Hopi bon Muito bem Muy bien Zeer goed Très bien
Mi ta bon Eu estou bem, Eu tou bem Yo estoy bien Het gaat goed met me Je vais bien
Pasa un bon dia Passa/Tem um bom dia Pase/Tenga un buen dia Een prettige dag verder Bonne journée
Te aweró Vejo você depois, Até logo, Até mais Adios, Hasta luego Tot ziens À plus tard
Kuminda Comida Comida Voedsel Nourriture
Pan Pão Pan Brood Pain
Djus Sumo, Suco, Refresco Jugo, Zumo Sap Jus

Bref, le papiamento demeure la principale langue parlée dans trois îles différentes, avec deux écritures différentes. Ce problème n'est pas banal, car il reflète l'identité culturelle des locuteurs et une certaine idéologie politique par rapport à la mère patrie. Des chercheurs de Curaçao ont prétendu que le papiamento provenait d'un créole portugais d'Afrique (papiamento), mais ceux d'Aruba ont plutôt cru qu'il venait d'un créole à base d'espagnol (papiamentu). Afin de maintenir la mère patrie «à distance», Curaçao a préféré une orthographe phonologique basée sur la prononciation. Ainsi, l'orthographe phonologique aurait contribué à assurer une identité culturelle plus forte à Curaçao et à Bonaire.
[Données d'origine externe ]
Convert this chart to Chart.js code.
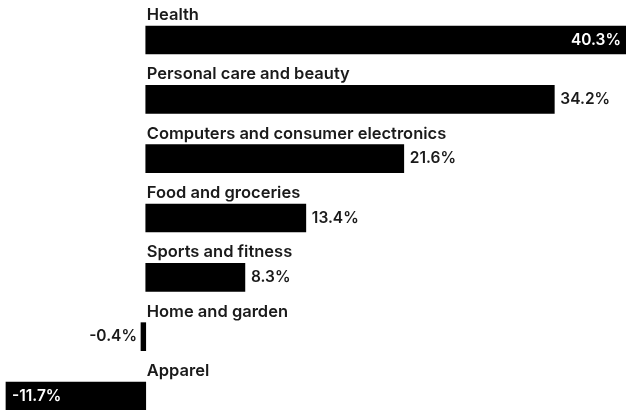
<!DOCTYPE html>
<html>
<head>
<meta charset="utf-8">
<script src="https://cdn.jsdelivr.net/npm/chart.js@4.4.1/dist/chart.umd.min.js"></script>
<style>
  html, body { margin: 0; padding: 0; background: #fff; }
  #wrap { width: 626px; height: 410px; }
</style>
</head>
<body>
<div id="wrap"><canvas id="chart"></canvas></div>
<script>
// Data
const categories = [
    'Health',
    'Personal care and beauty',
    'Computers and consumer electronics',
    'Food and groceries',
    'Sports and fitness',
    'Home and garden',
    'Apparel'
];
const growth = [40.3, 34.2, 21.6, 13.4, 8.3, -0.4, -11.7];

const labelFont = '600 16.5px Inter';
const valueFont = '600 15.5px Inter';

// Draws the category name above each bar and the value next to / inside it
const barLabels = {
    id: 'barLabels',
    afterDatasetsDraw(chart) {
        const ctx = chart.ctx;
        const x = chart.scales.x;
        const meta = chart.getDatasetMeta(0);
        const zero = x.getPixelForValue(0);
        const width = chart.width;

        ctx.save();
        meta.data.forEach((bar, i) => {
            const top = bar.y - bar.height / 2;

            // category name
            ctx.font = labelFont;
            ctx.fillStyle = '#1a1a1a';
            ctx.textAlign = 'left';
            ctx.textBaseline = 'alphabetic';
            ctx.fillText(categories[i], zero + 1, top - 6);

            // value
            const v = growth[i];
            const text = v.toFixed(1) + '%';
            ctx.font = valueFont;
            ctx.textBaseline = 'middle';
            const w = ctx.measureText(text).width;
            const end = x.getPixelForValue(v);
            if (v >= 0) {
                if (end + 6 + w <= width) {
                    ctx.fillStyle = '#1a1a1a';
                    ctx.textAlign = 'left';
                    ctx.fillText(text, end + 6, bar.y);
                } else {
                    ctx.fillStyle = '#fff';
                    ctx.textAlign = 'right';
                    ctx.fillText(text, Math.min(end, width) - 5, bar.y);
                }
            } else {
                if (end - 5 - w >= 0) {
                    ctx.fillStyle = '#1a1a1a';
                    ctx.textAlign = 'right';
                    ctx.fillText(text, end - 4, bar.y);
                } else {
                    ctx.fillStyle = '#fff';
                    ctx.textAlign = 'left';
                    ctx.fillText(text, Math.max(end, 0) + 6, bar.y);
                }
            }
        });
        ctx.restore();
    }
};

const ctx = document.getElementById('chart').getContext('2d');
const chart = new Chart(ctx, {
    type: 'bar',
    data: {
        labels: categories,
        datasets: [{
            data: growth,
            backgroundColor: '#000',
            borderWidth: 0,
            barThickness: 28,
            clip: false
        }]
    },
    options: {
        indexAxis: 'y',
        responsive: true,
        maintainAspectRatio: false,
        animation: false,
        layout: {
            padding: { top: 40, bottom: 14, left: 0, right: 0 }
        },
        plugins: {
            legend: { display: false },
            tooltip: { enabled: false }
        },
        scales: {
            x: {
                display: false,
                min: -12.2,
                max: 40.2
            },
            y: {
                display: false,
                offset: false
            }
        }
    },
    plugins: [barLabels]
});
</script>
</body>
</html>
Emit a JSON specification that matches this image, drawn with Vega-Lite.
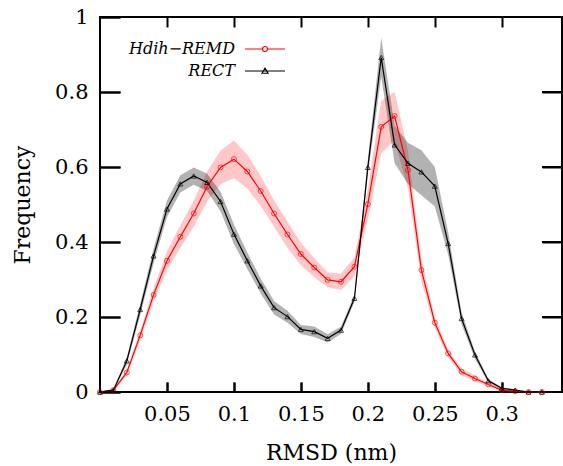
{
  "$schema": "https://vega.github.io/schema/vega-lite/v6.json",
  "width": 462,
  "height": 375,
  "autosize": {"type": "none"},
  "padding": {"left": 100, "top": 17, "right": 1, "bottom": 74},
  "config": {
    "view": {"stroke": "black", "strokeWidth": 2},
    "font": "DejaVu Serif",
    "axis": {
      "domain": false,
      "ticks": true,
      "tickColor": "black",
      "tickWidth": 2,
      "gridColor": "black",
      "gridWidth": 2,
      "gridOpacity": 1,
      "labelFont": "DejaVu Serif",
      "labelFontSize": 21,
      "labelColor": "black",
      "titleFont": "DejaVu Serif",
      "titleFontSize": 22,
      "titleFontWeight": "normal",
      "titleColor": "black",
      "labelFlush": false,
      "labelOverlap": false
    }
  },
  "data": {
    "values": [
      {"method": "H_dih-REMD", "rmsd": 0.00, "freq": 0, "lo": 0, "hi": 0},
      {"method": "H_dih-REMD", "rmsd": 0.01, "freq": 0.005, "lo": 0.002, "hi": 0.008},
      {"method": "H_dih-REMD", "rmsd": 0.02, "freq": 0.052, "lo": 0.044, "hi": 0.06},
      {"method": "H_dih-REMD", "rmsd": 0.03, "freq": 0.151, "lo": 0.139, "hi": 0.163},
      {"method": "H_dih-REMD", "rmsd": 0.04, "freq": 0.259, "lo": 0.241, "hi": 0.277},
      {"method": "H_dih-REMD", "rmsd": 0.05, "freq": 0.35, "lo": 0.325, "hi": 0.375},
      {"method": "H_dih-REMD", "rmsd": 0.06, "freq": 0.414, "lo": 0.384, "hi": 0.444},
      {"method": "H_dih-REMD", "rmsd": 0.07, "freq": 0.476, "lo": 0.441, "hi": 0.511},
      {"method": "H_dih-REMD", "rmsd": 0.08, "freq": 0.548, "lo": 0.508, "hi": 0.588},
      {"method": "H_dih-REMD", "rmsd": 0.09, "freq": 0.599, "lo": 0.554, "hi": 0.644},
      {"method": "H_dih-REMD", "rmsd": 0.10, "freq": 0.621, "lo": 0.571, "hi": 0.671},
      {"method": "H_dih-REMD", "rmsd": 0.11, "freq": 0.588, "lo": 0.543, "hi": 0.633},
      {"method": "H_dih-REMD", "rmsd": 0.12, "freq": 0.536, "lo": 0.496, "hi": 0.576},
      {"method": "H_dih-REMD", "rmsd": 0.13, "freq": 0.476, "lo": 0.441, "hi": 0.511},
      {"method": "H_dih-REMD", "rmsd": 0.14, "freq": 0.42, "lo": 0.385, "hi": 0.455},
      {"method": "H_dih-REMD", "rmsd": 0.15, "freq": 0.368, "lo": 0.338, "hi": 0.398},
      {"method": "H_dih-REMD", "rmsd": 0.16, "freq": 0.332, "lo": 0.307, "hi": 0.357},
      {"method": "H_dih-REMD", "rmsd": 0.17, "freq": 0.299, "lo": 0.279, "hi": 0.319},
      {"method": "H_dih-REMD", "rmsd": 0.18, "freq": 0.294, "lo": 0.272, "hi": 0.316},
      {"method": "H_dih-REMD", "rmsd": 0.19, "freq": 0.334, "lo": 0.309, "hi": 0.359},
      {"method": "H_dih-REMD", "rmsd": 0.20, "freq": 0.501, "lo": 0.461, "hi": 0.541},
      {"method": "H_dih-REMD", "rmsd": 0.21, "freq": 0.707, "lo": 0.637, "hi": 0.777},
      {"method": "H_dih-REMD", "rmsd": 0.22, "freq": 0.736, "lo": 0.671, "hi": 0.801},
      {"method": "H_dih-REMD", "rmsd": 0.23, "freq": 0.592, "lo": 0.542, "hi": 0.642},
      {"method": "H_dih-REMD", "rmsd": 0.24, "freq": 0.325, "lo": 0.295, "hi": 0.355},
      {"method": "H_dih-REMD", "rmsd": 0.25, "freq": 0.185, "lo": 0.17, "hi": 0.2},
      {"method": "H_dih-REMD", "rmsd": 0.26, "freq": 0.103, "lo": 0.093, "hi": 0.113},
      {"method": "H_dih-REMD", "rmsd": 0.27, "freq": 0.054, "lo": 0.045, "hi": 0.063},
      {"method": "H_dih-REMD", "rmsd": 0.28, "freq": 0.036, "lo": 0.028, "hi": 0.044},
      {"method": "H_dih-REMD", "rmsd": 0.29, "freq": 0.02, "lo": 0.015, "hi": 0.025},
      {"method": "H_dih-REMD", "rmsd": 0.30, "freq": 0.005, "lo": 0.003, "hi": 0.007},
      {"method": "H_dih-REMD", "rmsd": 0.31, "freq": 0.002, "lo": 0.001, "hi": 0.003},
      {"method": "H_dih-REMD", "rmsd": 0.32, "freq": 0, "lo": 0, "hi": 0},
      {"method": "H_dih-REMD", "rmsd": 0.33, "freq": 0, "lo": 0, "hi": 0},
      {"method": "RECT", "rmsd": 0.00, "freq": 0, "lo": 0, "hi": 0},
      {"method": "RECT", "rmsd": 0.01, "freq": 0.005, "lo": 0.002, "hi": 0.008},
      {"method": "RECT", "rmsd": 0.02, "freq": 0.083, "lo": 0.073, "hi": 0.093},
      {"method": "RECT", "rmsd": 0.03, "freq": 0.22, "lo": 0.205, "hi": 0.235},
      {"method": "RECT", "rmsd": 0.04, "freq": 0.363, "lo": 0.343, "hi": 0.383},
      {"method": "RECT", "rmsd": 0.05, "freq": 0.488, "lo": 0.466, "hi": 0.51},
      {"method": "RECT", "rmsd": 0.06, "freq": 0.555, "lo": 0.532, "hi": 0.578},
      {"method": "RECT", "rmsd": 0.07, "freq": 0.576, "lo": 0.553, "hi": 0.599},
      {"method": "RECT", "rmsd": 0.08, "freq": 0.559, "lo": 0.536, "hi": 0.582},
      {"method": "RECT", "rmsd": 0.09, "freq": 0.508, "lo": 0.482, "hi": 0.534},
      {"method": "RECT", "rmsd": 0.10, "freq": 0.421, "lo": 0.395, "hi": 0.447},
      {"method": "RECT", "rmsd": 0.11, "freq": 0.35, "lo": 0.328, "hi": 0.372},
      {"method": "RECT", "rmsd": 0.12, "freq": 0.283, "lo": 0.263, "hi": 0.303},
      {"method": "RECT", "rmsd": 0.13, "freq": 0.225, "lo": 0.207, "hi": 0.243},
      {"method": "RECT", "rmsd": 0.14, "freq": 0.201, "lo": 0.185, "hi": 0.217},
      {"method": "RECT", "rmsd": 0.15, "freq": 0.167, "lo": 0.155, "hi": 0.179},
      {"method": "RECT", "rmsd": 0.16, "freq": 0.161, "lo": 0.147, "hi": 0.175},
      {"method": "RECT", "rmsd": 0.17, "freq": 0.143, "lo": 0.132, "hi": 0.154},
      {"method": "RECT", "rmsd": 0.18, "freq": 0.165, "lo": 0.155, "hi": 0.175},
      {"method": "RECT", "rmsd": 0.19, "freq": 0.25, "lo": 0.24, "hi": 0.26},
      {"method": "RECT", "rmsd": 0.20, "freq": 0.599, "lo": 0.58, "hi": 0.62},
      {"method": "RECT", "rmsd": 0.21, "freq": 0.892, "lo": 0.84, "hi": 0.945},
      {"method": "RECT", "rmsd": 0.22, "freq": 0.659, "lo": 0.61, "hi": 0.71},
      {"method": "RECT", "rmsd": 0.23, "freq": 0.61, "lo": 0.555, "hi": 0.665},
      {"method": "RECT", "rmsd": 0.24, "freq": 0.587, "lo": 0.525, "hi": 0.645},
      {"method": "RECT", "rmsd": 0.25, "freq": 0.549, "lo": 0.495, "hi": 0.6},
      {"method": "RECT", "rmsd": 0.26, "freq": 0.396, "lo": 0.366, "hi": 0.426},
      {"method": "RECT", "rmsd": 0.27, "freq": 0.196, "lo": 0.18, "hi": 0.212},
      {"method": "RECT", "rmsd": 0.28, "freq": 0.099, "lo": 0.089, "hi": 0.109},
      {"method": "RECT", "rmsd": 0.29, "freq": 0.03, "lo": 0.025, "hi": 0.035},
      {"method": "RECT", "rmsd": 0.30, "freq": 0.01, "lo": 0.007, "hi": 0.013},
      {"method": "RECT", "rmsd": 0.31, "freq": 0.005, "lo": 0.003, "hi": 0.007},
      {"method": "RECT", "rmsd": 0.32, "freq": 0, "lo": 0, "hi": 0.001},
      {"method": "RECT", "rmsd": 0.33, "freq": 0, "lo": 0, "hi": 0}
    ]
  },
  "resolve": {"axis": {"x": "independent", "y": "independent"}},
  "layer": [
    {
      "mark": {"type": "area"},
      "encoding": {
        "x": {
          "field": "rmsd", "type": "quantitative",
          "scale": {"domain": [0, 0.345], "nice": false, "zero": false},
          "axis": {"orient": "bottom", "offset": -10, "values": [0.05, 0.1, 0.15, 0.2, 0.25, 0.3], "format": "~g", "tickSize": 10, "labelPadding": 11, "title": "RMSD (nm)", "titlePadding": 18, "grid": true, "gridDash": [10, 1000]}
        },
        "y": {
          "field": "lo", "type": "quantitative",
          "scale": {"domain": [0, 1], "nice": false},
          "axis": {"orient": "left", "offset": -20, "values": [0, 0.2, 0.4, 0.6, 0.8, 1], "format": "~g", "tickSize": 20, "labelPadding": 12, "title": "Frequency", "titlePadding": 20, "grid": true, "gridDash": [20, 1000]}
        },
        "y2": {"field": "hi"},
        "fill": {
          "field": "method", "type": "nominal",
          "scale": {"range": ["rgba(255,0,0,0.22)", "rgba(0,0,0,0.3)"]},
          "legend": null
        }
      }
    },
    {
      "mark": {"type": "line", "strokeWidth": 1.2},
      "encoding": {
        "x": {
          "field": "rmsd", "type": "quantitative",
          "axis": {"orient": "top", "values": [0.05, 0.1, 0.15, 0.2, 0.25, 0.3], "ticks": false, "labels": false, "domain": false, "title": null, "grid": true, "gridDash": [10, 1000]}
        },
        "y": {
          "field": "freq", "type": "quantitative",
          "axis": {"orient": "right", "values": [0.2, 0.4, 0.6, 0.8], "ticks": false, "labels": false, "domain": false, "title": null, "grid": true, "gridDash": [20, 1000]}
        },
        "stroke": {
          "field": "method", "type": "nominal",
          "scale": {"domain": ["H_dih-REMD", "RECT"], "range": ["#ff0000", "#000000"]},
          "legend": {
            "orient": "none",
            "legendX": 157,
            "legendY": 24,
            "title": null,
            "padding": 0,
            "symbolSize": 100,
            "symbolStrokeWidth": 1.2,
            "rowPadding": 6,
            "labelFont": "DejaVu Serif",
            "labelFontStyle": "italic",
            "labelFontSize": 16,
            "labelColor": "black",
            "labelAlign": "right",
            "labelOffset": -38,
            "labelExpr": "datum.value == 'H_dih-REMD' ? 'Hdih−REMD' : datum.value",
            "encode": {
              "symbols": {
                "update": {
                  "shape": {"signal": "datum.value == 'RECT' ? 'M-4,0H4M-0.6,0.45L0,-0.55L0.6,0.45Z' : 'M-4,0H-0.5M0.5,0H4M0.5,0A0.5,0.5 0 1,1 -0.5,0A0.5,0.5 0 1,1 0.5,0'"},
                  "fill": {"value": "transparent"}
                }
              }
            }
          }
        }
      }
    },
    {
      "mark": {"type": "point", "filled": false, "size": 25, "strokeWidth": 1},
      "encoding": {
        "x": {"field": "rmsd", "type": "quantitative", "axis": null},
        "y": {"field": "freq", "type": "quantitative", "axis": null},
        "color": {
          "field": "method", "type": "nominal",
          "scale": {"range": ["#ff0000", "#000000"]},
          "legend": null
        },
        "shape": {
          "field": "method", "type": "nominal",
          "scale": {"range": ["circle", "triangle-up"]},
          "legend": null
        }
      }
    },
    {
      "data": {"values": [{"yr": 0.2}, {"yr": 0.4}, {"yr": 0.6}, {"yr": 0.8}]},
      "mark": {"type": "tick", "orient": "horizontal", "color": "black", "opacity": 1, "size": 20, "thickness": 2},
      "encoding": {
        "y": {"field": "yr", "type": "quantitative", "axis": null},
        "x": {"datum": 0.3375, "type": "quantitative", "axis": null}
      }
    }
  ]
}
Pourtant, c'est Aruba qui a obtenu son statut d’autonomie des Pays-Bas en 1986, soit avant toutes les autres anciennes colonies néerlandaises.

Bien que le papiamento soit devenu la langue vernaculaire principale pour les îles ABC (Aruba, Bonaire et Curaçao), des incidences culturelles négatives persistent envers cette langue et exercent un effet profond indéniable. Historiquement, le papiamento fut rejeté en faveur de la langue néerlandaise dans le système d'éducation. Pour cette raison, les problèmes persistent encore aujourd'hui. Actuellement, le papiamento bénéficie d'un renouveau culturel dans les Îles-sous-le-Vent ou îles ABC, mais en raison des anciennes perceptions négatives à l'égard de la langue, il est à craindre que l'histoire se répète à l'égard du papiamento afin qu'il perde son statut en éducation.